L’Indonesia ha messo a morte 14 persone quest’anno, tutte accusate di traffico di droga. É stato un passo indietro per un paese che sembrava muoversi verso la fine delle esecuzioni solo pochi anni fa e che ha tentato con successo di ottenere la commutazione di condanne a morte per cittadini indonesiani nel braccio della morte in altri paesi. L’uso della pena di morte in Indonesia è fortemente viziato, con l’uso regolare della tortura per ottenere confessioni e la celebrazione di processi iniqui. 

L’Iran è al secondo posto per numero di esecuzioni al mondo, dietro la Cina. Negli ultimi decenni ha messo a morte migliaia di persone per reati di droga. Le leggi sulla droga sono estremamente dure: una persona può essere condannata a morte per il possesso di 30 grammi di eroina o cocaina. Solo nel 2015, sono state effettuate più di 700 esecuzioni, molte delle quali ai danni di cittadini stranieri e di persone provenienti da ambienti socioeconomici svantaggiati.

Il traffico di droga in Malesia comporta la condanna a morte obbligatoria e le persone che si trovano in possesso di una certa quantità di sostanze illecite sono automaticamente presunte trafficanti di droga.
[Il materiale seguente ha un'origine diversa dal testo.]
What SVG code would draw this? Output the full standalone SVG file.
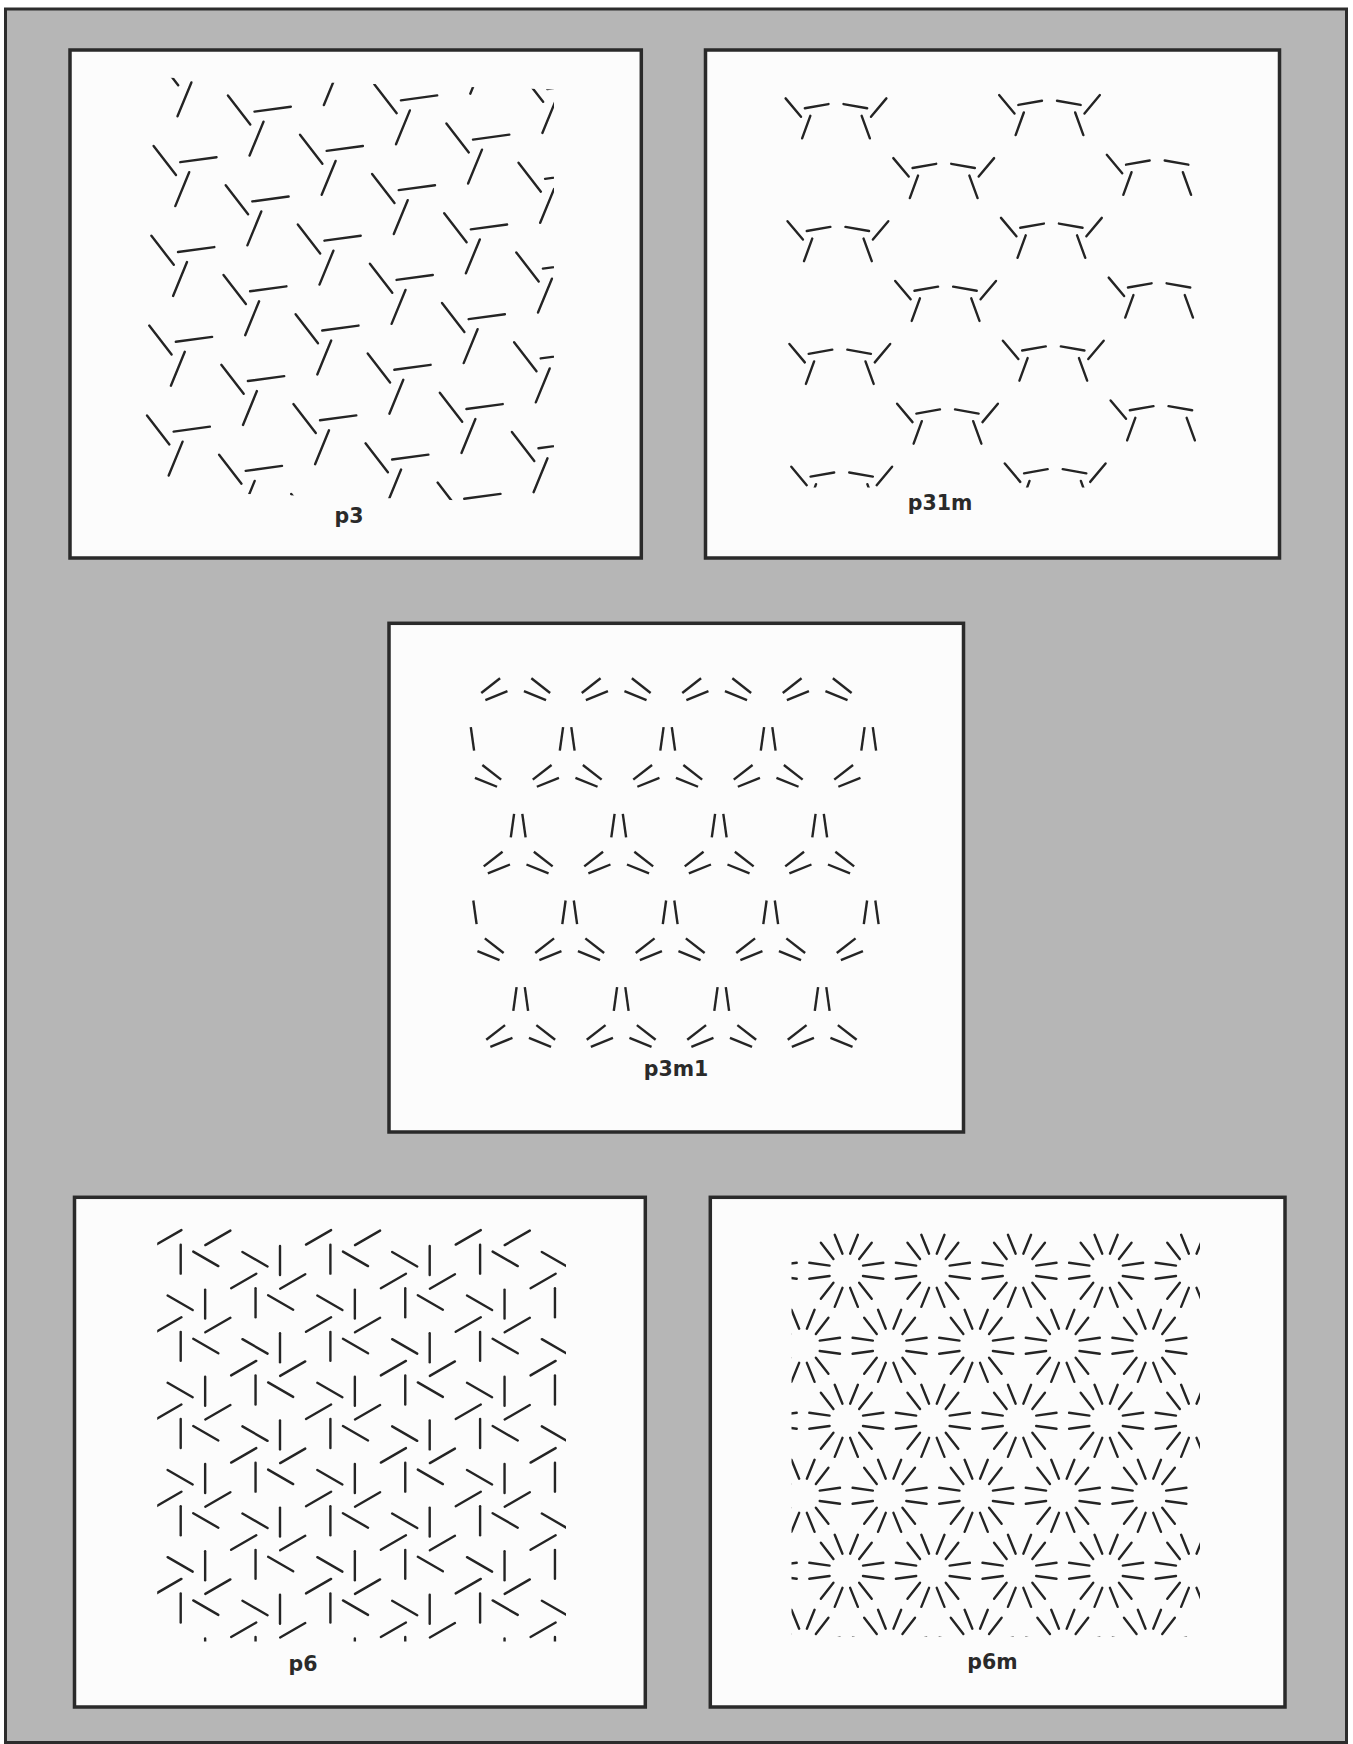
<svg xmlns="http://www.w3.org/2000/svg" width="1353" height="1744" viewBox="0 0 1353 1744">
<style>
.bg{fill:#b6b6b6;stroke:#2c2c2c;stroke-width:3}
.panel{fill:#fcfcfc;stroke:#2a2a2a;stroke-width:3.5}
.k{stroke:#242424;stroke-width:2.4;stroke-linecap:round;fill:none}
.lbl{font-family:"DejaVu Sans",sans-serif;font-weight:bold;font-size:20.5px;fill:#2a2a2a;text-anchor:middle}
</style>
<defs>
<!-- p3 motif -->
<line id="p3s" x1="-5.8" y1="5.2" x2="-28.2" y2="-23.8"/>
<g id="p3m"><use href="#p3s"/><use href="#p3s" transform="rotate(120)"/><use href="#p3s" transform="rotate(240)"/></g>
<g id="p3c"><use href="#p3m" transform="translate(2.2,-89.8)"/><use href="#p3m"/><use href="#p3m" transform="translate(-2.2,89.8)"/><use href="#p3m" transform="translate(-4.4,179.6)"/><use href="#p3m" transform="translate(-6.6,269.4)"/><use href="#p3m" transform="translate(-8.8,359.2)"/></g>
<clipPath id="cp3"><polygon points="145,77 554,89.5 554,503 145,491"/></clipPath>
<!-- p31m motif -->
<line id="q3s" x1="-0.56" y1="-5.37" x2="23.08" y2="-9.54"/>
<g id="q3t"><use href="#q3s"/><use href="#q3s" transform="rotate(120)"/><use href="#q3s" transform="rotate(240)"/></g>
<g id="q3m"><use href="#q3t" transform="translate(-30.6,7.4)"/><use href="#q3t" transform="scale(-1,1) translate(-30.6,7.4)"/></g>
<g id="q3r"><use href="#q3t" transform="translate(-30.6,7.4)"/><g transform="scale(-1,1) translate(-30.6,7.4)"><use href="#q3s"/><use href="#q3s" transform="rotate(120)"/></g></g>
<clipPath id="cq3"><rect x="700" y="85" width="570" height="402.5"/></clipPath>
<!-- p3m1 motif -->
<g id="r3p"><line x1="-7.4" y1="-13.8" x2="-4.1" y2="-37.4"/><line x1="7.4" y1="-13.8" x2="4.1" y2="-37.4"/></g>
<g id="r3t"><use href="#r3p"/><use href="#r3p" transform="rotate(120)"/><use href="#r3p" transform="rotate(240)"/></g>
<g id="r3b"><use href="#r3p" transform="rotate(120)"/><use href="#r3p" transform="rotate(240)"/></g>
<g id="r3L"><line x1="7.4" y1="-13.8" x2="4.1" y2="-37.4"/><use href="#r3p" transform="rotate(120)"/></g>
<g id="r3R"><use href="#r3p"/><use href="#r3p" transform="rotate(240)"/></g>
<!-- p6 cell -->
<g id="p6c">
<line x1="-24.4" y1="-0.4" x2="0.7" y2="-14.9"/>
<line x1="24.6" y1="0.1" x2="49.7" y2="-14.4"/>
<line x1="0" y1="-0.35" x2="0" y2="28.65"/>
<line x1="99.3" y1="1" x2="99.3" y2="30"/>
<line x1="12.55" y1="6.6" x2="37.65" y2="21.1"/>
<line x1="61.75" y1="6.95" x2="86.85" y2="21.45"/>
</g>
<g id="p6r"><use href="#p6c" transform="translate(-149.7,0)"/><use href="#p6c"/><use href="#p6c" transform="translate(149.7,0)"/><use href="#p6c" transform="translate(299.4,0)"/><use href="#p6c" transform="translate(449.1,0)"/></g>
<clipPath id="cp6"><rect x="157.2" y="1225" width="408.8" height="416.5"/></clipPath>
<!-- p6m star -->
<g id="s6"><line x1="16.7" y1="5.2" x2="37" y2="8"/><line x1="16.7" y1="-5.2" x2="37" y2="-8"/></g>
<g id="st"><use href="#s6"/><use href="#s6" transform="rotate(60)"/><use href="#s6" transform="rotate(120)"/><use href="#s6" transform="rotate(180)"/><use href="#s6" transform="rotate(240)"/><use href="#s6" transform="rotate(300)"/></g>
<g id="stE"><use href="#st" transform="translate(-86.6,0)"/><use href="#st"/><use href="#st" transform="translate(86.6,0)"/><use href="#st" transform="translate(173.2,0)"/><use href="#st" transform="translate(259.8,0)"/><use href="#st" transform="translate(346.4,0)"/></g>
<g id="stO"><use href="#st"/><use href="#st" transform="translate(86.6,0)"/><use href="#st" transform="translate(173.2,0)"/><use href="#st" transform="translate(259.8,0)"/><use href="#st" transform="translate(346.4,0)"/></g>
<clipPath id="cp6m"><rect x="791.5" y="1233" width="408.5" height="404"/></clipPath>
</defs>

<rect class="bg" x="5.5" y="9" width="1341" height="1733.5"/>

<g id="panel-p3">
<rect class="panel" x="70" y="50" width="571.3" height="508"/>
<g class="k" clip-path="url(#cp3)">
<use href="#p3c" transform="translate(181.8,169.8)"/>
<use href="#p3c" transform="translate(256.1,119.25)"/>
<use href="#p3c" transform="translate(328.2,158.5)"/>
<use href="#p3c" transform="translate(402.5,107.95)"/>
<use href="#p3c" transform="translate(474.6,147.2)"/>
<use href="#p3c" transform="translate(548.9,96.65)"/>
</g>
<text class="lbl" x="349" y="522.5">p3</text>
</g>

<g id="panel-p31m">
<rect class="panel" x="705.5" y="50" width="574" height="508"/>
<g class="k" clip-path="url(#cq3)">
<use href="#q3m" transform="translate(836,106.2)"/>
<use href="#q3m" transform="translate(1049.5,102.9)"/>
<use href="#q3m" transform="translate(943.7,165.95)"/>
<use href="#q3r" transform="translate(1157.2,162.65)"/>
<use href="#q3m" transform="translate(837.9,229)"/>
<use href="#q3m" transform="translate(1051.4,225.7)"/>
<use href="#q3m" transform="translate(945.6,288.75)"/>
<use href="#q3r" transform="translate(1159.1,285.45)"/>
<use href="#q3m" transform="translate(839.8,351.8)"/>
<use href="#q3m" transform="translate(1053.3,348.5)"/>
<use href="#q3m" transform="translate(947.5,411.55)"/>
<use href="#q3r" transform="translate(1161,408.25)"/>
<use href="#q3m" transform="translate(841.7,474.6)"/>
<use href="#q3m" transform="translate(1055.2,471.3)"/>
</g>
<text class="lbl" x="940" y="509.5">p31m</text>
</g>

<g id="panel-p3m1">
<rect class="panel" x="389" y="623.3" width="574.5" height="508.7"/>
<g class="k" style="stroke-linecap:butt">
<use href="#r3b" transform="translate(515.7,677.8)"/>
<use href="#r3b" transform="translate(616.2,677.8)"/>
<use href="#r3b" transform="translate(716.7,677.8)"/>
<use href="#r3b" transform="translate(817.2,677.8)"/>
<use href="#r3L" transform="translate(466.7,764.5)"/>
<use href="#r3t" transform="translate(567.2,764.5)"/>
<use href="#r3t" transform="translate(667.7,764.5)"/>
<use href="#r3t" transform="translate(768.2,764.5)"/>
<use href="#r3R" transform="translate(868.7,764.5)"/>
<use href="#r3t" transform="translate(518.2,851.2)"/>
<use href="#r3t" transform="translate(618.7,851.2)"/>
<use href="#r3t" transform="translate(719.2,851.2)"/>
<use href="#r3t" transform="translate(819.7,851.2)"/>
<use href="#r3L" transform="translate(469.2,937.9)"/>
<use href="#r3t" transform="translate(569.7,937.9)"/>
<use href="#r3t" transform="translate(670.2,937.9)"/>
<use href="#r3t" transform="translate(770.7,937.9)"/>
<use href="#r3R" transform="translate(871.2,937.9)"/>
<use href="#r3t" transform="translate(520.7,1024.6)"/>
<use href="#r3t" transform="translate(621.2,1024.6)"/>
<use href="#r3t" transform="translate(721.7,1024.6)"/>
<use href="#r3t" transform="translate(822.2,1024.6)"/>
</g>
<text class="lbl" x="676" y="1076.3">p3m1</text>
</g>

<g id="panel-p6">
<rect class="panel" x="74.5" y="1197.3" width="570.8" height="509.7"/>
<g class="k" clip-path="url(#cp6)">
<use href="#p6r" transform="translate(180.7,1245)"/>
<use href="#p6r" transform="translate(255.55,1288.6)"/>
<use href="#p6r" transform="translate(180.7,1332.2)"/>
<use href="#p6r" transform="translate(255.55,1375.8)"/>
<use href="#p6r" transform="translate(180.7,1419.4)"/>
<use href="#p6r" transform="translate(255.55,1463)"/>
<use href="#p6r" transform="translate(180.7,1506.6)"/>
<use href="#p6r" transform="translate(255.55,1550.2)"/>
<use href="#p6r" transform="translate(180.7,1593.8)"/>
<use href="#p6r" transform="translate(255.55,1637.4)"/>
</g>
<text class="lbl" x="303" y="1671">p6</text>
</g>

<g id="panel-p6m">
<rect class="panel" x="710.3" y="1197.3" width="574.7" height="509.7"/>
<g class="k" clip-path="url(#cp6m)">
<use href="#stE" transform="translate(846.3,1270.8)"/>
<use href="#stO" transform="translate(803,1345.8)"/>
<use href="#stE" transform="translate(846.3,1420.8)"/>
<use href="#stO" transform="translate(803,1495.8)"/>
<use href="#stE" transform="translate(846.3,1570.8)"/>
<use href="#stO" transform="translate(803,1645.8)"/>
</g>
<text class="lbl" x="992.5" y="1668.5">p6m</text>
</g>
</svg>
Il governo non rende note le informazioni sulle esecuzioni, ma secondo Amnesty International la metà delle condanne a morte imposte negli ultimi anni ha riguardato il traffico di droga.

In Arabia Saudita le esecuzioni per reati legati alla droga sono salite alle stelle. Nel 2014, quasi la metà delle 92 persone messe a morte erano state condannate per reati legati alla droga. Il sistema giudiziario manca delle garanzie più elementari per garantire il diritto a un processo equo. Spesso le condanne a morte sono inflitte dopo procedimenti iniqui e sommari che si tengono, in alcuni casi, in segreto.